Carbon Aims for Mass 3D Printing with Materials Program
Michael Molitch-Hou posted on September 26, 2017 |
Carbon has launched a materials program to sell large volumes of resin for large-scale manufacturing...

In time for the TCT Show in Birmingham, UK, from September 26-28, Carbon has announced a new materials program meant for high-volume manufacturers, as well as a new resin dispensing system. The program sees Carbon’s 3D printing resins sold in bulk packages with a 40 percent price reduction. The company will be starting with its rigid polyurethane material, RPU 70, and will be selling the material at $150 per liter, a $100 reduction from the current $250 per liter standard pricing model.

Through its global supply chain and new methods for dispensing and distributing resins to a fleet of 3D printers, Carbon hopes to drop this price tag even further to less than $100 per liter over the next year. This global growth includes Carbon’s operations in Europe, where it has partnered with Citim and Oechsler in Germany, and Fast Radius and Paragon in the UK.

Along with the bulk pricing model, Carbon is releasing its MMD (meter, mix and dispense) resin dispensing system. Developed in partnership with adhesive, sealant and coatings developer Henkel Adhesive Technologies, the MMD is an accessory that dispenses RPU 70 in bulk quantities. 

Prototype parts 3D printed by The Technology House with Carbon’s CLIP technology for Alta Motors. (Image courtesy of Carbon.)
Prototype parts 3D printed by The Technology House with Carbon’s CLIP technology for Alta Motors. (Image courtesy of Carbon.)

The announcement reflects Carbon’s intention to position its Digital Light Synthesis (DLS) as a mass production technology. With its SpeedCell 3D printing package, the company outlined plans in which multiple M2 3D printers could work with a Smart Part Washer system for automated part processing. 

The Futurecraft 4D shoe, which features a 3D-printed midsole made using Carbon technology. (Image courtesy of adidas.)
The Futurecraft 4D shoe, which features a 3D-printed midsole made using Carbon technology. (Image courtesy of adidas.)
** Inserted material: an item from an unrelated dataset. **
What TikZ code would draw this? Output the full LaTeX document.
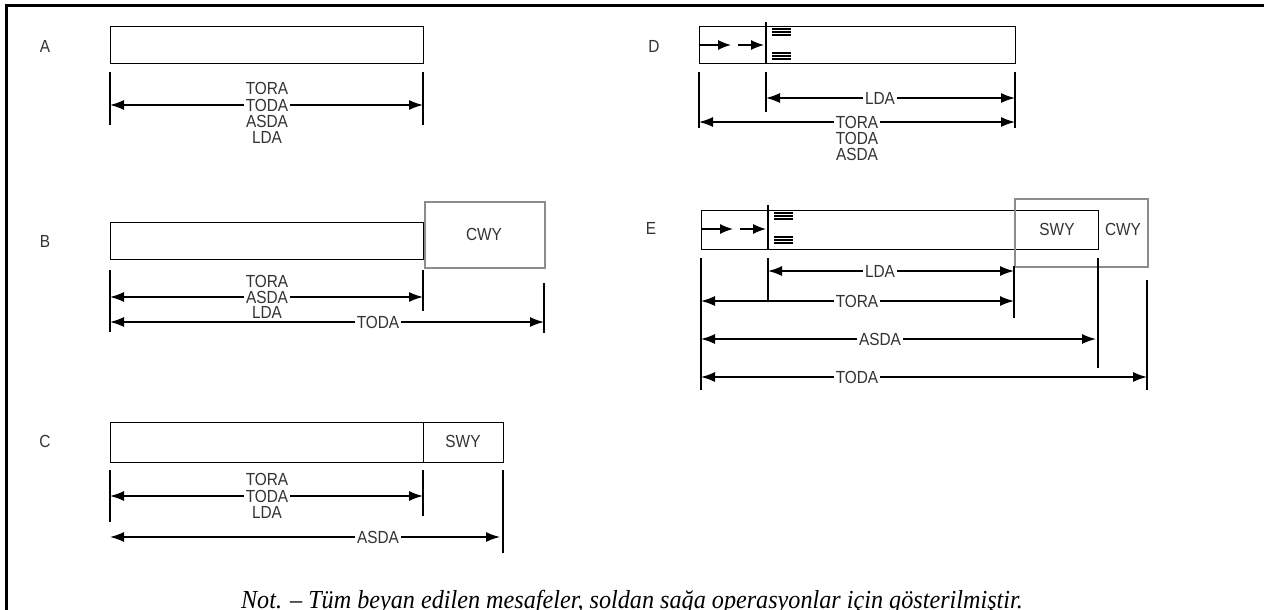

Earlier this year, it was announced that Carbon and adidas would be working together to make 3D printing for mass production a reality. Using Carbon’s quick printing DLS technology, adidas aims to mass produce midsoles for 100,000 pairs of Futurecraft 4D shoes by the end of 2018. adidas has, according to Carbon, committed to using hundreds of thousands of liters of liquid resin for the Futurecraft 4D project.

Ford has also said that it will be increasing its use of Carbon’s technology. “Ford shares Carbon’s vision of 3D manufacturing and is actively working with Carbon to accelerate the implementation for automotive applications,” said Ken Washington, vice president of Research and Advanced Engineering and chief technology officer, Ford Motor Company.
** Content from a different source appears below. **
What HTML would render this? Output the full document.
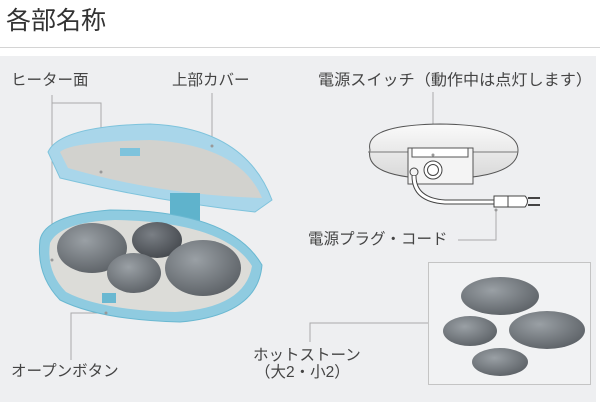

“This production volume materials approach will allow us to ensure that our partners like adidas, which will be printing thousands or millions of parts, can do so economically compared to other manufacturing methods such as injection molding,” said Carbon CEO and Cofounder Joseph M. DeSimone. “No other 3D printing company has offered this because they do not have the combination of a complete system for 3D manufacturing combined with first-class materials that enable additive manufacturing at scale. Carbon now does offer that complete package.”

As the industry strives toward a future of mass customization made possible with 3D printing, Carbon is situating itself as a leading player. While the California startup previously had speed and materials on its side, it is now working on scale. Adding to the hearing aid and invisible dental alignment markets, we may soon see midsoles and other goods made with 3D printing.